WORK TO DO
Could the lines from the start of the data through the line with "(-1.114,-8.503) rectangle (35.298,32.918);" be set down exactly, with no pictures among them?

PROVIDED DATA
/---

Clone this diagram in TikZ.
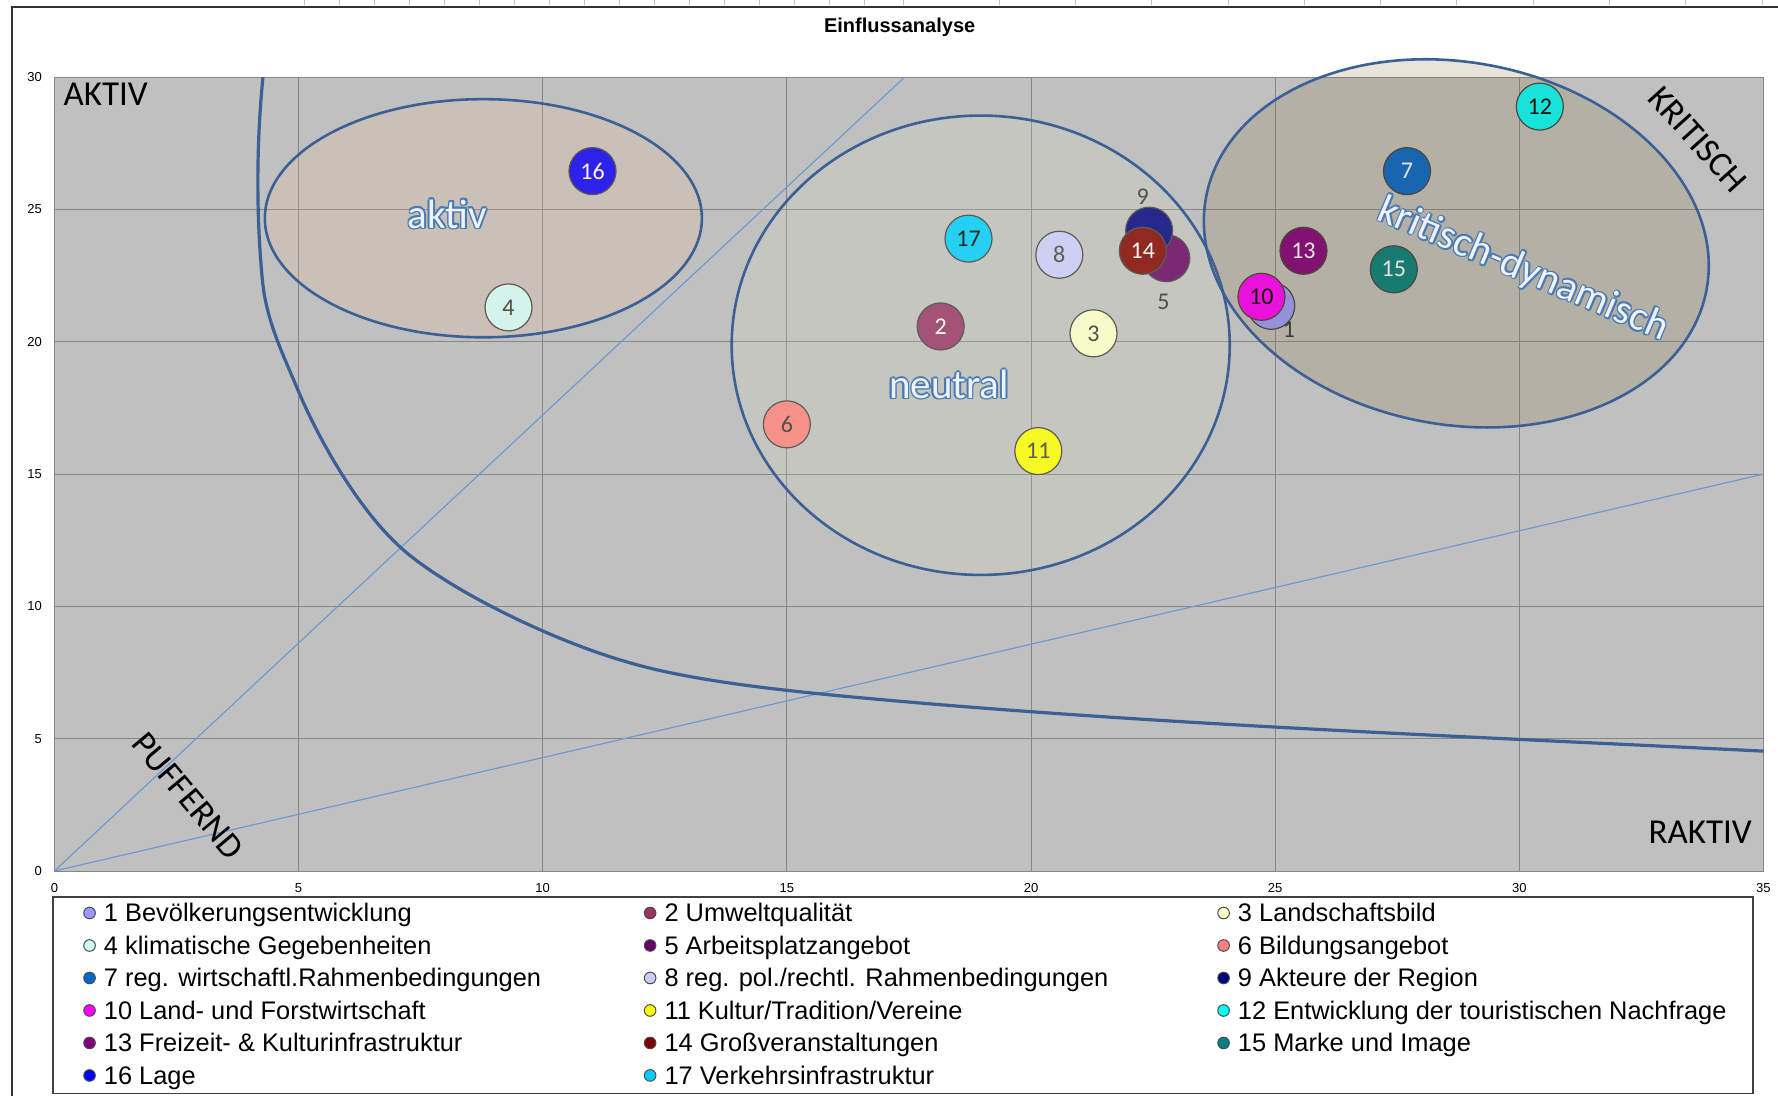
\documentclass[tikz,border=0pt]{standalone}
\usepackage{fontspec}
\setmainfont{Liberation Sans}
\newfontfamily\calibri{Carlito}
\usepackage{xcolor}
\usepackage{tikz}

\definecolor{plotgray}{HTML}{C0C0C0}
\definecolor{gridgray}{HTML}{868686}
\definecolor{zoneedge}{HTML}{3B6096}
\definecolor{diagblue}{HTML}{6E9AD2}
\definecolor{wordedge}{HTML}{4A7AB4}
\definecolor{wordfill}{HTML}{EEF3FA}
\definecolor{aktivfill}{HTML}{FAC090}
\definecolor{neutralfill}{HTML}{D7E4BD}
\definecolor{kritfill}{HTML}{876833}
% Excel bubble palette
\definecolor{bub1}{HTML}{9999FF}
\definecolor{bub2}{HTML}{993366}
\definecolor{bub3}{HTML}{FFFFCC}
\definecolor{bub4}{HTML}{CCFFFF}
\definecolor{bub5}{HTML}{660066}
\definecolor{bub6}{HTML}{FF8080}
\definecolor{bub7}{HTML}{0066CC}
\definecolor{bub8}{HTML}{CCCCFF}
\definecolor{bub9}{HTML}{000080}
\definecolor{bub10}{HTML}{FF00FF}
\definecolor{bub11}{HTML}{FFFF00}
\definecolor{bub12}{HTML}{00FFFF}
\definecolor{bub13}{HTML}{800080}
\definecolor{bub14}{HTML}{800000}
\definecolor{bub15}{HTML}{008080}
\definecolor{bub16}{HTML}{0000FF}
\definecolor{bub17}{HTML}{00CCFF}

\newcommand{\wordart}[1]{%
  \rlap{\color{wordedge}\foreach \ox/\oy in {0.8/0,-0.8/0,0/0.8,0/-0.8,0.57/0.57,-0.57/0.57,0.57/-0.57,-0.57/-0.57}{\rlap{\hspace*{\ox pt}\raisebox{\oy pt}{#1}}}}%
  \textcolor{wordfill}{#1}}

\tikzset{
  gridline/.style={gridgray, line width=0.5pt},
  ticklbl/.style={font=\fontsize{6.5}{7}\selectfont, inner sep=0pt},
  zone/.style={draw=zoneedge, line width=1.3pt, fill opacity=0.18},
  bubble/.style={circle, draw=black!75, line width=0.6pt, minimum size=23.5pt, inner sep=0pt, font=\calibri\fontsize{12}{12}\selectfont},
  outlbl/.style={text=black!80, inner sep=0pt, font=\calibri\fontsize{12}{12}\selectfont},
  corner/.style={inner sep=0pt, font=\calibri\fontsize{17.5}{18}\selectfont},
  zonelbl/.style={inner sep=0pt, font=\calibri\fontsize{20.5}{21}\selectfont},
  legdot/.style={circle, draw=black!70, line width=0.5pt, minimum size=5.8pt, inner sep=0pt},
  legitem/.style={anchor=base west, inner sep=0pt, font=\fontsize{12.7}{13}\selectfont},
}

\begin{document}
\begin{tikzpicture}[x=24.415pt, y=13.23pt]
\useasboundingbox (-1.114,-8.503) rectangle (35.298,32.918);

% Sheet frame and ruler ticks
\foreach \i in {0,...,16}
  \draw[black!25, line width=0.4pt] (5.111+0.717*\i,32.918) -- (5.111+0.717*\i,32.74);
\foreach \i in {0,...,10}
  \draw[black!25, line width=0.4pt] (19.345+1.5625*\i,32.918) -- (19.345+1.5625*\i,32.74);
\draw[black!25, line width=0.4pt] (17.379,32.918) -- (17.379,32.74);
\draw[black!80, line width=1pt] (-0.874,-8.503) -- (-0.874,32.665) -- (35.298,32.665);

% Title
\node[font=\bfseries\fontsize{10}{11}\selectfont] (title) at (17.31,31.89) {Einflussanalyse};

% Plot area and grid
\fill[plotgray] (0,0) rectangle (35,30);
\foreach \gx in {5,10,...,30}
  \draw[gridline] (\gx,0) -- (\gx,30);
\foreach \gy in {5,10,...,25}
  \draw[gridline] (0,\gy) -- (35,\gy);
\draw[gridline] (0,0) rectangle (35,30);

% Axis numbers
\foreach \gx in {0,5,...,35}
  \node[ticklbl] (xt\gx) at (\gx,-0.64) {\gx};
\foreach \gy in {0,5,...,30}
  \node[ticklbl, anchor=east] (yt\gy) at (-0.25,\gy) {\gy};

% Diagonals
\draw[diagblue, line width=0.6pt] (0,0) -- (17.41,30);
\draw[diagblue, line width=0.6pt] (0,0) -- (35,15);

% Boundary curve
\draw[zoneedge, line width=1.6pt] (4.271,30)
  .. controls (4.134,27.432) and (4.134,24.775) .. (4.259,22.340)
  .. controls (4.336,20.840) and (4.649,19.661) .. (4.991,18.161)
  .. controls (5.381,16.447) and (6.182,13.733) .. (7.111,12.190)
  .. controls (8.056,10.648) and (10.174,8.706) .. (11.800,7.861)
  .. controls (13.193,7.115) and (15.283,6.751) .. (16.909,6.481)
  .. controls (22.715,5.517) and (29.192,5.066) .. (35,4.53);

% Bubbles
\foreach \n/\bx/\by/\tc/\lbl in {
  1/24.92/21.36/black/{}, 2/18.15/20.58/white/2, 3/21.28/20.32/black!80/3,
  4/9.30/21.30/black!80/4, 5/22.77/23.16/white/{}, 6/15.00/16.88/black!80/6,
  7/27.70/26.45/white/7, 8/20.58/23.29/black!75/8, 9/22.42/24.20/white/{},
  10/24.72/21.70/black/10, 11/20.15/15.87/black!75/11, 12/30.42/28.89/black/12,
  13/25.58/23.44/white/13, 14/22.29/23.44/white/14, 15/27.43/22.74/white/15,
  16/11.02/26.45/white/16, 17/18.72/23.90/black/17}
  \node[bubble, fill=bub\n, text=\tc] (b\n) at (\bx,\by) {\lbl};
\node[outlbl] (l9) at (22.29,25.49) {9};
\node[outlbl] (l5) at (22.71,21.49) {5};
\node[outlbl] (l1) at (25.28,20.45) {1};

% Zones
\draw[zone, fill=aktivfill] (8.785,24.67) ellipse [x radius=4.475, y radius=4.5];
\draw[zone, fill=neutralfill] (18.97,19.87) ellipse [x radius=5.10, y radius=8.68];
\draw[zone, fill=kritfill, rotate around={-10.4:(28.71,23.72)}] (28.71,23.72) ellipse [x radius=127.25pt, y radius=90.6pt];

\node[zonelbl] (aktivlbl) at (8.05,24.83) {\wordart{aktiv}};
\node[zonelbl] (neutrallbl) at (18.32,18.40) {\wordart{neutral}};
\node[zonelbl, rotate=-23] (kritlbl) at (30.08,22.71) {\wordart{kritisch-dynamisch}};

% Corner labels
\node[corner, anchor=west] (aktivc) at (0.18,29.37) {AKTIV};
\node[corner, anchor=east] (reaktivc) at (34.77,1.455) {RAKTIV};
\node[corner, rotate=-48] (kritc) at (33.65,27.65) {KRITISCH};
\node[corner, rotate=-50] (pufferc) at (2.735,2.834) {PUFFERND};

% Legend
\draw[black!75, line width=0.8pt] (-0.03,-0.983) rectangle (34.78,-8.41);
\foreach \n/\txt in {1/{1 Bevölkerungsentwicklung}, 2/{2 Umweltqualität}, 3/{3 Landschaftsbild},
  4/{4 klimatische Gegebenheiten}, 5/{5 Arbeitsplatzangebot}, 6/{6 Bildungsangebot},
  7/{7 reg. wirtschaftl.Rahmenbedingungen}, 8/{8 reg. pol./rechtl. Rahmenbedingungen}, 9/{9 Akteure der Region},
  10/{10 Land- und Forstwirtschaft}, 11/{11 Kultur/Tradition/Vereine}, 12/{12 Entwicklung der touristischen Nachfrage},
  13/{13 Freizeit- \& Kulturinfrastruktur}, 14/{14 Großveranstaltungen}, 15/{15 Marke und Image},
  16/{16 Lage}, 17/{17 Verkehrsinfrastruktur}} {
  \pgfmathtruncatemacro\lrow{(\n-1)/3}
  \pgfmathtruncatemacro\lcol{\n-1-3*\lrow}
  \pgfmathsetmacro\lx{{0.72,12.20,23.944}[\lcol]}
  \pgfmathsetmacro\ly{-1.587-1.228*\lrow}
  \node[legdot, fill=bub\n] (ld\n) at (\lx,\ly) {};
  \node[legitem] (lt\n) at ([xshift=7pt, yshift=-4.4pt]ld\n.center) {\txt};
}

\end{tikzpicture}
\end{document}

\---

EXERCISE ANSWER
Clone this diagram in TikZ.
\documentclass[tikz,border=0pt]{standalone}
\usepackage{fontspec}
\setmainfont{Liberation Sans}
\newfontfamily\calibri{Carlito}
\usepackage{xcolor}
\usepackage{tikz}

\definecolor{plotgray}{HTML}{C0C0C0}
\definecolor{gridgray}{HTML}{868686}
\definecolor{zoneedge}{HTML}{3B6096}
\definecolor{diagblue}{HTML}{6E9AD2}
\definecolor{wordedge}{HTML}{4A7AB4}
\definecolor{wordfill}{HTML}{EEF3FA}
\definecolor{aktivfill}{HTML}{FAC090}
\definecolor{neutralfill}{HTML}{D7E4BD}
\definecolor{kritfill}{HTML}{876833}
% Excel bubble palette
\definecolor{bub1}{HTML}{9999FF}
\definecolor{bub2}{HTML}{993366}
\definecolor{bub3}{HTML}{FFFFCC}
\definecolor{bub4}{HTML}{CCFFFF}
\definecolor{bub5}{HTML}{660066}
\definecolor{bub6}{HTML}{FF8080}
\definecolor{bub7}{HTML}{0066CC}
\definecolor{bub8}{HTML}{CCCCFF}
\definecolor{bub9}{HTML}{000080}
\definecolor{bub10}{HTML}{FF00FF}
\definecolor{bub11}{HTML}{FFFF00}
\definecolor{bub12}{HTML}{00FFFF}
\definecolor{bub13}{HTML}{800080}
\definecolor{bub14}{HTML}{800000}
\definecolor{bub15}{HTML}{008080}
\definecolor{bub16}{HTML}{0000FF}
\definecolor{bub17}{HTML}{00CCFF}

\newcommand{\wordart}[1]{%
  \rlap{\color{wordedge}\foreach \ox/\oy in {0.8/0,-0.8/0,0/0.8,0/-0.8,0.57/0.57,-0.57/0.57,0.57/-0.57,-0.57/-0.57}{\rlap{\hspace*{\ox pt}\raisebox{\oy pt}{#1}}}}%
  \textcolor{wordfill}{#1}}

\tikzset{
  gridline/.style={gridgray, line width=0.5pt},
  ticklbl/.style={font=\fontsize{6.5}{7}\selectfont, inner sep=0pt},
  zone/.style={draw=zoneedge, line width=1.3pt, fill opacity=0.18},
  bubble/.style={circle, draw=black!75, line width=0.6pt, minimum size=23.5pt, inner sep=0pt, font=\calibri\fontsize{12}{12}\selectfont},
  outlbl/.style={text=black!80, inner sep=0pt, font=\calibri\fontsize{12}{12}\selectfont},
  corner/.style={inner sep=0pt, font=\calibri\fontsize{17.5}{18}\selectfont},
  zonelbl/.style={inner sep=0pt, font=\calibri\fontsize{20.5}{21}\selectfont},
  legdot/.style={circle, draw=black!70, line width=0.5pt, minimum size=5.8pt, inner sep=0pt},
  legitem/.style={anchor=base west, inner sep=0pt, font=\fontsize{12.7}{13}\selectfont},
}

\begin{document}
\begin{tikzpicture}[x=24.415pt, y=13.23pt]
\useasboundingbox (-1.114,-8.503) rectangle (35.298,32.918);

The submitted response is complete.